Poster
in
Workshop: Workshop on Machine Learning and Compression
Layer-Importance guided Adaptive Quantization for Efficient Speech Emotion Recognition
Tushar Shinde · RITIKA JAIN · Avinash Kumar Sharma
Speech Emotion Recognition (SER) systems are crucial for enhancing human-machine interaction. Deep learning models have achieved significant success in SER without manually engineered features, but they require substantial computational resources, processing power, and hyper-parameter tuning, limiting their deployment on edge devices. To address these limitations, we propose an efficient and lightweight Multilayer Perceptron (MLP) classifier within a custom SER framework.

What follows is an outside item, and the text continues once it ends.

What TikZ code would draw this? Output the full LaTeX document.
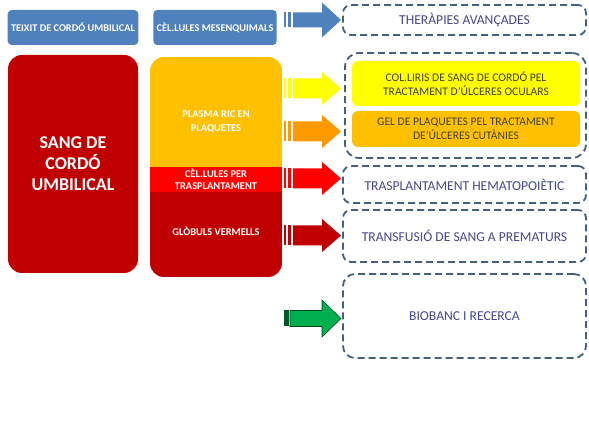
\documentclass[tikz,border=0pt]{standalone}
\usepackage{fontspec}
\setmainfont{Carlito}
\usetikzlibrary{positioning}
\definecolor{officeblue}{RGB}{79,129,189}
\definecolor{darkred}{RGB}{192,0,0}
\definecolor{plasma}{RGB}{255,192,0}
\definecolor{brightred}{RGB}{255,0,0}
\definecolor{lemon}{RGB}{255,255,0}
\definecolor{orangearrow}{RGB}{255,153,0}
\definecolor{greenarrow}{RGB}{0,176,80}
\definecolor{dashcol}{RGB}{68,96,126}
\definecolor{usetext}{RGB}{72,72,140}

\tikzset{
  bluebox/.style={fill=officeblue, rounded corners=4pt, text=white, font=\fontsize{10.3}{12}\selectfont\bfseries, align=center},
  dashbox/.style={draw=dashcol, line width=1.8pt, dash pattern=on 7pt off 4pt, rounded corners=8pt,
    text=usetext, font=\fontsize{13.6}{16}\selectfont, align=center},
  innerbox/.style={rounded corners=6pt, text=black!75, font=\fontsize{11.6}{13.5}\selectfont, align=center},
  celltext/.style={text=white, font=\fontsize{10.4}{14}\selectfont\bfseries, align=center}
}

\begin{document}
\begin{tikzpicture}[x=1pt,y=-1pt]
\useasboundingbox[fill=white] (0,0) rectangle (589,435);

% top row
\node[bluebox, minimum width=130pt, minimum height=35pt] (teixit) at (73,27.5) {TEIXIT DE CORDÓ UMBILICAL};
\node[bluebox, minimum width=120pt, minimum height=35pt] (mesenq) at (215,27.5) {CÈL.LULES MESENQUIMALS};

% sang de cordo
\node[fill=darkred, rounded corners=14pt, minimum width=130pt, minimum height=218pt, text=white,
  font=\fontsize{18}{21}\selectfont\bfseries, align=center] (sang) at (73,164) {SANG DE\\CORDÓ\\UMBILICAL};

% components column
\begin{scope}
\clip[rounded corners=14pt] (150,57) rectangle (282,277);
\fill[plasma] (150,57) rectangle (282,167);
\fill[brightred] (150,167) rectangle (282,192);
\fill[darkred] (150,192) rectangle (282,277);
\end{scope}
\node[celltext] (plasma) at (216,122) {PLASMA RIC EN\\PLAQUETES};
\node[celltext, font=\fontsize{10.4}{12}\selectfont\bfseries] (cells) at (216,179.5) {CÈL.LULES PER\\TRASPLANTAMENT};
\node[celltext] (globuls) at (216,231) {GLÒBULS VERMELLS};

% striped arrows
\foreach \yc/\col/\s/\h in {20/officeblue/7.5/17.5, 88.5/lemon/10/16.5, 131.5/orangearrow/10/16.5,
    178.5/brightred/10/16.5, 235.5/darkred/10/16.5} {
  \fill[\col] (284,\yc-\s) rectangle (286,\yc+\s);
  \fill[\col] (288,\yc-\s) rectangle (291,\yc+\s);
  \fill[\col] (293,\yc-\s) -- (322,\yc-\s) -- (322,\yc-\h) -- (341,\yc) -- (322,\yc+\h)
    -- (322,\yc+\s) -- (293,\yc+\s) -- cycle;
}
\fill[greenarrow!50!black] (284,310.5) rectangle (289,326.5);
\draw[fill=greenarrow, draw=greenarrow!40!black, line width=0.6pt] (290,310.5) -- (322,310.5) -- (322,300)
  -- (341,318.5) -- (322,337) -- (322,326.5) -- (290,326.5) -- cycle;

% uses
\node[dashbox, minimum width=243pt, minimum height=30pt] (terapies) at (464.5,20) {THERÀPIES AVANÇADES};
\node[dashbox, rounded corners=14pt, minimum width=241pt, minimum height=105pt] (plaquetes) at (465.5,105.5) {};
\node[innerbox, fill=lemon, minimum width=228pt, minimum height=45pt] (collirs) at (466,83.5)
  {COL.LIRIS DE SANG DE CORDÓ PEL\\TRACTAMENT D’ÚLCERES OCULARS};
\node[innerbox, fill=plasma, minimum width=228pt, minimum height=36pt] (gel) at (466,129)
  {GEL DE PLAQUETES PEL TRACTAMENT\\DE’ÚLCERES CUTÀNIES};
\node[dashbox, minimum width=243pt, minimum height=37pt] (trasplant) at (464.5,184.5) {TRASPLANTAMENT HEMATOPOIÈTIC};
\node[dashbox, minimum width=243pt, minimum height=52pt] (transfusio) at (464.5,236) {TRANSFUSIÓ DE SANG A PREMATURS};
\node[dashbox, rounded corners=12pt, minimum width=243pt, minimum height=84pt] (biobanc) at (464.5,316) {BIOBANC I RECERCA};
\end{tikzpicture}
\end{document}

Furthermore, we introduce a novel adaptive quantization scheme based on layer importance to reduce model size. This method balances model compression and performance by adaptively selecting bit-width precision for each layer based on its importance, ensuring the quantized model maintains accuracy within an acceptable threshold. Unlike previous mixed-precision methods, which are often complex and costly, our approach is both interpretable and efficient. Our model is evaluated on the benchmark SER datasets, focusing on features such as Mel-Frequency Cepstral Coefficient (MFCC), Chroma, and Mel-spectrogram. Our experiments show that our quantization scheme achieves performance comparable to state-of-the-art methods while significantly reducing model size, making it well-suited for lightweight devices.